Quase dois meses depois, a onda de contágios está diminuindo, de acordo com os últimos dados do Observatório, mas os nicaraguenses ainda vivem as consequências de um vírus que não foi combatido com a devida atenção pelo governo. Quando a eleição de 7 de novembro chegou, enterros, hospitais em colapso e falta de oxigênio continuavam sendo uma preocupação para uma população que transformou as mídias sociais num enorme obituário virtual. Políticos da oposição, jornalistas e médicos tinham sido processados, presos ou exilados. Porém, mais uma vez, a Nicarágua não iria estragar a festa de Ortega e Murillo, marcada nessa data para selar sua permanência no poder.

O casal presidencial finalmente consolidou um regime de partido único por meio de eleições sem escolha, com 75% dos votos, segundo o questionado Conselho Supremo Eleitoral. Nenhuma surpresa. O que mais chamou a atenção foi o percentual histórico de abstenção registrado pela organização Urnas Abertas: 81,2%.

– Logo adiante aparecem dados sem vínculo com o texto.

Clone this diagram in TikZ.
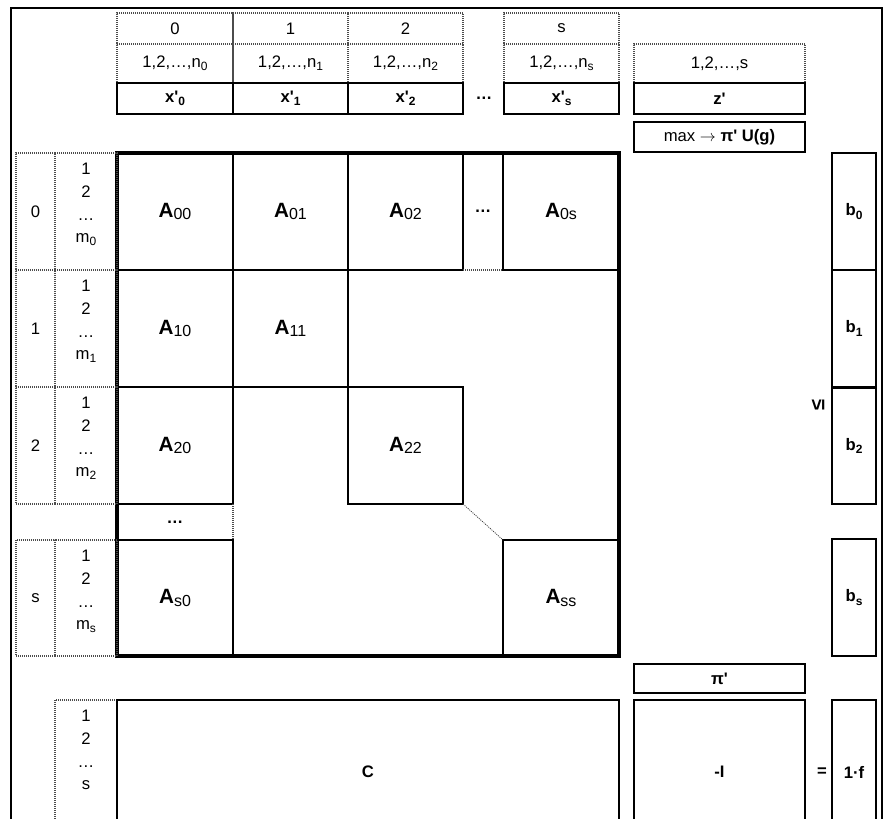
\documentclass[tikz,border=0pt]{standalone}
\usepackage{fontspec}
\newfontfamily\arial{Liberation Sans}
\newcommand\sbx[1]{\raisebox{-2.4pt}{\fontsize{9}{10}\selectfont #1}}
\newcommand\Am[1]{{\fontsize{15.5}{17}\selectfont\bfseries A}\raisebox{-1.8pt}{\fontsize{12}{13}\selectfont #1}}
% \bx{style}{name}{x1}{y1}{x2}{y2}{text}
\newcommand\bx[7]{%
  \pgfmathsetmacro\bxw{(#5-#3)*0.75}%
  \pgfmathsetmacro\bxh{(#6-#4)*0.75}%
  \node[#1, minimum width=\bxw pt, minimum height=\bxh pt, inner sep=0pt, outer sep=0pt] (#2) at ({(#3+#5)/2},{(#4+#6)/2}) {#7};}
\tikzset{
  every node/.style={font=\arial\fontsize{12.5}{14}\selectfont},
  box/.style={draw, line width=1.3pt},
  cell/.style={draw, line width=1.3pt},
  nobox/.style={},
  dbox/.style={draw=black!70, line width=1.3pt, dash pattern=on 0.75pt off 0.75pt},
  dline/.style={draw=black!70, line width=1.3pt, dash pattern=on 0.75pt off 0.75pt},
  sline/.style={draw, line width=1.3pt},
  thick border/.style={draw, line width=2.3pt},
  lbl/.style={align=center, font=\arial\fontsize{12.5}{17}\selectfont, inner sep=0pt, anchor=north},
  bf/.style={font=\arial\fontsize{12.5}{14}\selectfont\bfseries},
}
\begin{document}
\begin{tikzpicture}[x=0.75pt,y=-0.75pt]
\clip (0,0) rectangle (885,818);
% outer frame
\draw[line width=1.5pt] (11,860) -- (11,8) -- (882,8) -- (882,860);
% header row 1
\bx{dbox}{H0}{117}{13}{233}{44}{0}
\bx{dbox}{H1}{233}{13}{348}{44}{1}
\bx{dbox}{H2}{348}{13}{463}{44}{2}
\bx{dbox}{Hs}{504}{13}{619}{44}{s}
% header row 2
\bx{dbox}{N0}{117}{44}{233}{83}{1,2,\ldots,n\sbx{0}}
\bx{dbox}{N1}{233}{44}{348}{83}{1,2,\ldots,n\sbx{1}}
\bx{dbox}{N2}{348}{44}{463}{83}{1,2,\ldots,n\sbx{2}}
\bx{dbox}{Ns}{504}{44}{619}{83}{1,2,\ldots,n\sbx{s}}
\bx{dbox}{Nz}{634}{44}{805}{83}{1,2,\ldots,s}
% header row 3
\bx{box,bf}{X0}{117}{83}{233}{114}{x'\sbx{0}}
\bx{box,bf}{X1}{233}{83}{348}{114}{x'\sbx{1}}
\bx{box,bf}{X2}{348}{83}{463}{114}{x'\sbx{2}}
\bx{box,bf}{Xs}{504}{83}{619}{114}{x'\sbx{s}}
\node[bf] (Xd) at (484,98) {\ldots};
\bx{box,bf}{Z}{634}{83}{805}{114}{z'}
\bx{box}{MX}{634}{122}{805}{152}{max $\rightarrow$ {\bfseries π' U(g)}}
% matrix cells
\bx{cell}{A00}{117}{153}{233}{270}{\Am{00}}
\bx{cell}{A01}{233}{153}{348}{270}{\Am{01}}
\bx{cell}{A02}{348}{153}{463}{270}{\Am{02}}
\bx{nobox,bf}{D0}{463}{153}{503}{270}{\ldots}
\draw[sline] (D0.south west) -- (D0.north west) -- (D0.north east) -- (D0.south east);
\draw[dline] (D0.south west) -- (D0.south east);
\bx{cell}{A0s}{503}{153}{619}{270}{\Am{0s}}
\bx{cell}{A10}{117}{270}{233}{387}{\Am{10}}
\bx{cell}{A11}{233}{270}{348}{387}{\Am{11}}
\bx{cell}{A20}{117}{387}{233}{504}{\Am{20}}
\bx{cell}{A22}{348}{387}{463}{504}{\Am{22}}
\bx{nobox,bf}{Dr}{117}{504}{233}{540}{\ldots}
\draw[sline] (Dr.north east) -- (Dr.north west) -- (Dr.south west) -- (Dr.south east);
\draw[dline] (Dr.north east) -- (Dr.south east);
\bx{cell}{As0}{117}{540}{233}{656}{\Am{s0}}
\bx{cell}{Ass}{503}{540}{619}{656}{\Am{ss}}
\draw[black!75, line width=0.6pt, dash pattern=on 0.8pt off 0.8pt] (A22.south east) -- (Ass.north west);
\bx{thick border}{M}{117}{153}{619}{656}{}
% left labels
\bx{dbox}{G0}{16}{153}{55}{270}{0}
\bx{dbox}{L0}{55}{153}{117}{270}{}
\node[lbl] (L0t) at (86,163) {1\\2\\\ldots\\m\sbx{0}};
\bx{dbox}{G1}{16}{270}{55}{387}{1}
\bx{dbox}{L1}{55}{270}{117}{387}{}
\node[lbl] (L1t) at (86,280) {1\\2\\\ldots\\m\sbx{1}};
\bx{dbox}{G2}{16}{387}{55}{504}{2}
\bx{dbox}{L2}{55}{387}{117}{504}{}
\node[lbl] (L2t) at (86,397) {1\\2\\\ldots\\m\sbx{2}};
\bx{dbox}{Gs}{16}{540}{55}{656}{s}
\bx{dbox}{Ls}{55}{540}{117}{656}{}
\node[lbl] (Lst) at (86,550) {1\\2\\\ldots\\m\sbx{s}};
% right b column
\bx{box,bf}{B0}{832}{153}{876}{270}{b\sbx{0}}
\bx{box,bf}{B1}{832}{270}{876}{387}{b\sbx{1}}
\bx{box,bf}{B2}{832}{388}{876}{504}{b\sbx{2}}
\bx{box,bf}{Bs}{832}{539}{876}{656}{b\sbx{s}}
\node[font=\arial\fontsize{15}{16}\selectfont\bfseries, rotate=90, inner sep=0pt] (LE) at (818,405) {≤};
% bottom
\bx{box,bf}{PI}{634}{664}{805}{693}{π'}
\bx{dbox}{LC}{55}{700}{117}{844}{}
\node[lbl] (LCt) at (86,710) {1\\2\\\ldots\\s};
\bx{box,bf}{C}{117}{700}{619}{844}{C}
\bx{box,bf}{I}{634}{700}{805}{844}{-I}
\node[bf] (EQ) at (822,772) {=};
\bx{box,bf}{F}{832}{700}{876}{844}{1·f}
\end{tikzpicture}
\end{document}
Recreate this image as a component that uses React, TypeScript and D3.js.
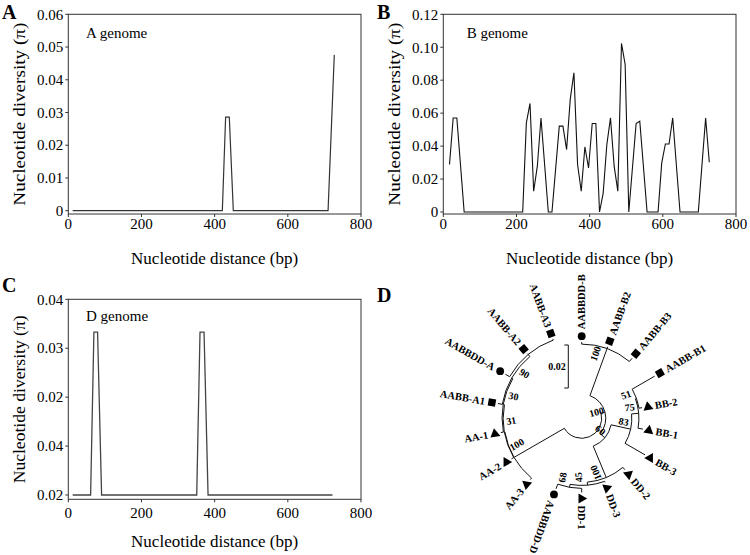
import React from "react";
import * as d3 from "d3";

const FONT = "'Liberation Serif', 'Times New Roman', serif";

// ---------- data ----------
const xTicks = [0, 200, 400, 600, 800];

const aTicks = [0, 0.01, 0.02, 0.03, 0.04, 0.05, 0.06];
const aTickLabels = ["0", "0.01", "0.02", "0.03", "0.04", "0.05", "0.06"];
const aX = [12, 421, 430, 440, 451, 710, 727];
const aY = [0, 0, 0.0286, 0.0286, 0, 0, 0.0476];

const bTicks = [0, 0.02, 0.04, 0.06, 0.08, 0.1, 0.12];
const bTickLabels = ["0", "0.02", "0.04", "0.06", "0.08", "0.10", "0.12"];
const bX = [17, 27, 37, 57, 217, 227, 237, 247, 257, 267, 287, 297, 317, 327, 337, 347, 357, 367, 377, 387, 397, 407, 417, 427, 437, 447, 457, 467, 477, 487, 497, 507, 527, 537, 557, 587, 597, 607, 617, 627, 647, 697, 717, 727];
const bY = [0.0288, 0.0571, 0.0571, 0, 0, 0.0541, 0.0659, 0.0126, 0.0278, 0.0571, 0, 0, 0.0521, 0.0521, 0.0379, 0.0685, 0.0845, 0.0288, 0.0126, 0.0395, 0.0267, 0.0537, 0.0537, 0, 0.0115, 0.041, 0.0571, 0.0278, 0.0126, 0.1023, 0.0896, 0, 0.0537, 0.0551, 0, 0, 0.0298, 0.0413, 0.0413, 0.0571, 0, 0, 0.0571, 0.0302];

const cTicks = [0, 0.01, 0.02, 0.03, 0.04];
const cTickLabels = ["0.02", "0.04", "0.02", "0.03", "0.04"];
const cX = [12, 61, 70, 80, 91, 351, 360, 371, 382, 722];
const cY = [0, 0, 0.0333, 0.0333, 0, 0, 0.0333, 0.0333, 0, 0];

// Neighbour-joining tree (bootstrap values as internal node names)
const treeNewick =
  "(((AABBDD-B:0.0009,AABB-B2:0.0009,AABB-B3:0.0019)100:0.0233," +
  "((((AABB-B1:0.0121,BB-2:0.0014)51:0.0005,BB-1:0.0023)75:0.0033,BB-3:0.0107)83:0.0093," +
  "(DD-2:0.0014,(DD-3:0.0005,(DD-1:0.0019,AABBDD-D:0.0023)68:0.0014)45:0.0014)100:0.0158)60:0.0028)100:0.0019," +
  "(AA-3:0.0009,(AA-2:0.0012,(AA-1:0.0012,(AABB-A1:0.0021,(AABBDD-A:0.0023,AABB-A2:0.0005,AABB-A3:0.0005):0.0012)90:0.0005)30:0.0005)31:0.0002)100:0.0270);";
const scaleBarValue = 0.02;

// ---------- helpers ----------
type NNode = { name: string; len: number; children: NNode[] | null };
function parseNewick(s: string): NNode {
  let i = 0;
  function node(): NNode {
    const n: NNode = { name: "", len: 0, children: null };
    if (s[i] === "(") {
      i++;
      n.children = [];
      while (true) {
        n.children.push(node());
        if (s[i] === ",") { i++; continue; }
        if (s[i] === ")") { i++; break; }
        break;
      }
    }
    let name = "";
    while (i < s.length && !",():;".includes(s[i])) name += s[i++];
    n.name = name;
    if (s[i] === ":") {
      i++;
      let num = "";
      while (i < s.length && !",();".includes(s[i])) num += s[i++];
      n.len = +num;
    }
    return n;
  }
  return node();
}

type PanelProps = {
  left: number; right: number; top: number; zero: number; frameBottom: number;
  yMax: number; ticks: number[]; tickLabels: string[]; xs: number[]; ys: number[];
  genome: string; genomeX: number; genomeY: number;
  letter: string; letterX: number; letterY: number;
  xLabelY: number; xTitleY: number; yTitleX: number; yTitleLen: number;
  stroke: string; strokeWidth: number;
};

function LinePanel(p: PanelProps) {
  const x = d3.scaleLinear().domain([0, 800]).range([p.left, p.right]);
  const y = d3.scaleLinear().domain([0, p.yMax]).range([p.zero, p.top]);
  const pts: [number, number][] = p.xs.map((v, i) => [v, p.ys[i]]);
  const line = d3.line<[number, number]>().x(d => x(d[0])).y(d => y(d[1]));
  const midY = (p.top + p.frameBottom) / 2;
  return (
    <g>
      <text x={p.letterX} y={p.letterY} fontSize={20} fontWeight="bold" fontFamily={FONT}>{p.letter}</text>
      <rect x={p.left} y={p.top} width={p.right - p.left} height={p.frameBottom - p.top} fill="none" stroke="#333" strokeWidth={1} />
      {p.ticks.map((t, i) => (
        <g key={"y" + i}>
          <line x1={p.left - 3} x2={p.left} y1={y(t)} y2={y(t)} stroke="#333" strokeWidth={1} />
          <text x={p.left - 5} y={y(t)} dy="0.35em" textAnchor="end" fontSize={15} fontFamily={FONT}>{p.tickLabels[i]}</text>
        </g>
      ))}
      {xTicks.map((t, i) => (
        <g key={"x" + i}>
          <line x1={x(t)} x2={x(t)} y1={p.frameBottom} y2={p.frameBottom + 3} stroke="#333" strokeWidth={1} />
          <text x={x(t)} y={p.xLabelY} textAnchor="middle" fontSize={15} fontFamily={FONT}>{t}</text>
        </g>
      ))}
      <path d={line(pts) || ""} fill="none" stroke={p.stroke} strokeWidth={p.strokeWidth} strokeLinejoin="miter" />
      <text x={p.genomeX} y={p.genomeY} fontSize={15} fontFamily={FONT}>{p.genome}</text>
      <text x={(p.left + p.right) / 2} y={p.xTitleY} textAnchor="middle" fontSize={17} fontFamily={FONT}>Nucleotide distance (bp)</text>
      <text transform={`translate(${p.yTitleX},${midY}) rotate(-90)`} textAnchor="middle" fontSize={17} fontFamily={FONT}
        textLength={p.yTitleLen} lengthAdjust="spacingAndGlyphs">Nucleotide diversity (π)</text>
    </g>
  );
}

function Tree() {
  const cx = 581.7, cy = 418.3;
  const rScale = d3.scaleLinear().domain([0, scaleBarValue]).range([20, 63]);
  const root: any = d3.hierarchy(parseNewick(treeNewick), (d: NNode) => d.children || undefined);
  const leaves = root.leaves();
  const angle = d3.scaleLinear().domain([0, leaves.length]).range([270, 630]);
  leaves.forEach((l: any, i: number) => { l.theta = angle(i); });
  root.eachAfter((n: any) => {
    if (n.children) {
      const a = n.children.map((c: any) => c.theta);
      n.theta = (d3.min(a)! + d3.max(a)!) / 2;
    }
  });
  root.eachBefore((n: any) => { n.dist = n.parent ? n.parent.dist + n.data.len : 0; n.r = rScale(n.dist); });
  const rad = (deg: number) => (deg * Math.PI) / 180;
  const pt = (r: number, deg: number): [number, number] => [cx + r * Math.cos(rad(deg)), cy + r * Math.sin(rad(deg))];
  const norm = (deg: number) => { let d = ((deg % 360) + 360) % 360; if (d >= 270) d -= 360; return d; };

  const arcs: string[] = [];
  const lines: [number, number, number, number][] = [];
  root.each((n: any) => {
    if (n.children) {
      const a = n.children.map((c: any) => c.theta);
      const p = d3.path();
      const a0 = d3.min(a)!, a1 = d3.max(a)!;
      const [sx, sy] = pt(n.r, a0);
      p.moveTo(sx, sy);
      p.arc(cx, cy, n.r, rad(a0), rad(a1), false);
      arcs.push(p.toString());
    }
    if (n.parent) {
      const [x1, y1] = pt(n.parent.r, n.theta);
      const [x2, y2] = pt(n.r, n.theta);
      lines.push([x1, y1, x2, y2]);
    }
  });

  const tips = leaves.map((l: any, i: number) => {
    const name: string = l.data.name;
    const nd = norm(l.theta);
    const flip = nd >= 115;
    const rot = flip ? nd - 180 : nd;
    const mr = l.r + 6;
    const [mx, my] = pt(mr, l.theta);
    const [tx, ty] = pt(mr + 7, l.theta);
    let marker;
    if (/^AABBDD/.test(name)) marker = <circle cx={mx} cy={my} r={3.9} fill="#000" />;
    else if (/^AABB-/.test(name)) marker = <rect x={-3.7} y={-3.7} width={7.4} height={7.4} fill="#000" transform={`translate(${mx},${my}) rotate(${nd})`} />;
    else marker = <path d="M0,-5.5 L5,3.2 L-5,3.2 Z" fill="#000" transform={`translate(${mx},${my}) rotate(${rot})`} />;
    return (
      <g key={"t" + i}>
        {marker}
        <text transform={`translate(${tx},${ty}) rotate(${rot})`} dy="0.35em" textAnchor={flip ? "end" : "start"}
          fontSize={10.5} fontWeight="bold" fontFamily={FONT}>{name}</text>
      </g>
    );
  });

  const boots: any[] = [];
  root.each((n: any) => {
    if (n.children && n.parent && n.data.name) {
      const nd = norm(n.theta);
      const flip = nd > 45 && nd < 270;
      const rot = flip ? nd - 180 : nd;
      const [bx, by] = pt(n.r - 8, n.theta + (flip ? 8 : -8));
      boots.push(
        <text key={"b" + boots.length} transform={`translate(${bx},${by}) rotate(${rot})`} dy="0.35em" textAnchor="middle"
          fontSize={10} fontWeight="bold" fontFamily={FONT}>{n.data.name}</text>
      );
    }
  });

  const barX = 568.3, barY0 = 345;
  const barLen = rScale(scaleBarValue) - rScale(0);

  return (
    <g>
      <text x={377} y={301.7} fontSize={20} fontWeight="bold" fontFamily={FONT}>D</text>
      {arcs.map((d, i) => <path key={"a" + i} d={d} fill="none" stroke="#111" strokeWidth={1} />)}
      {lines.map((l, i) => <line key={"l" + i} x1={l[0]} y1={l[1]} x2={l[2]} y2={l[3]} stroke="#111" strokeWidth={1} />)}
      {tips}
      {boots}
      <path d={`M${barX - 4},${barY0} H${barX} V${barY0 + barLen} H${barX - 4}`} fill="none" stroke="#111" strokeWidth={1} />
      <text x={barX - 2.5} y={barY0 + barLen / 2} dy="0.35em" textAnchor="end" fontSize={10} fontWeight="bold" fontFamily={FONT}>{scaleBarValue.toFixed(2)}</text>
    </g>
  );
}

export default function App() {
  return (
    <svg width={750} height={555} style={{ position: "absolute", left: 0, top: 0, background: "#fff" }}>
      <rect x={0} y={0} width={750} height={555} fill="#fff" />
      <LinePanel left={68.3} right={361} top={14.3} zero={210.7} frameBottom={214} yMax={0.06}
        ticks={aTicks} tickLabels={aTickLabels} xs={aX} ys={aY}
        genome="A genome" genomeX={86} genomeY={37.5} letter="A" letterX={2} letterY={18.5}
        xLabelY={228.5} xTitleY={264} yTitleX={25} yTitleLen={183} stroke="#333" strokeWidth={1.2} />
      <LinePanel left={443.3} right={736} top={14.3} zero={212} frameBottom={214} yMax={0.12}
        ticks={bTicks} tickLabels={bTickLabels} xs={bX} ys={bY}
        genome="B genome" genomeX={466.7} genomeY={37.7} letter="B" letterX={377} letterY={18.5}
        xLabelY={228.5} xTitleY={264} yTitleX={400} yTitleLen={183} stroke="#111" strokeWidth={1.1} />
      <LinePanel left={68.3} right={361} top={299.3} zero={495} frameBottom={499.3} yMax={0.04}
        ticks={cTicks} tickLabels={cTickLabels} xs={cX} ys={cY}
        genome="D genome" genomeX={86} genomeY={320.7} letter="C" letterX={2} letterY={292}
        xLabelY={518} xTitleY={546.5} yTitleX={25} yTitleLen={168} stroke="#444" strokeWidth={1.3} />
      <Tree />
    </svg>
  );
}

A jornada eleitoral foi desértica, e os membros do partido sandinista recorreram à coação e à intimidação para “transportar” os cidadãos até os locais de votação. Quando nem mesmo a propaganda oficial conseguiu esconder a baixa participação, funcionários do partido a atribuíram à pandemia de Covid-19, a mesma que supostamente não afetava o país quando milhares de pessoas morriam todos os dias em todo o mundo vitimadas por essa doença. Ortega e Murillo festejaram a vitória sem se importar com o fato de que quarenta países não reconheceram os resultados das eleições. O presidente os ignorou, mas no seu discurso de vitória lembrou-se dos opositores silenciados, chamando-os de “filhos da puta ianques”. O casal presidencial continua a governar seu país, onde não há nem Covid-19 nem oposição nem ciência nem eleições democráticas.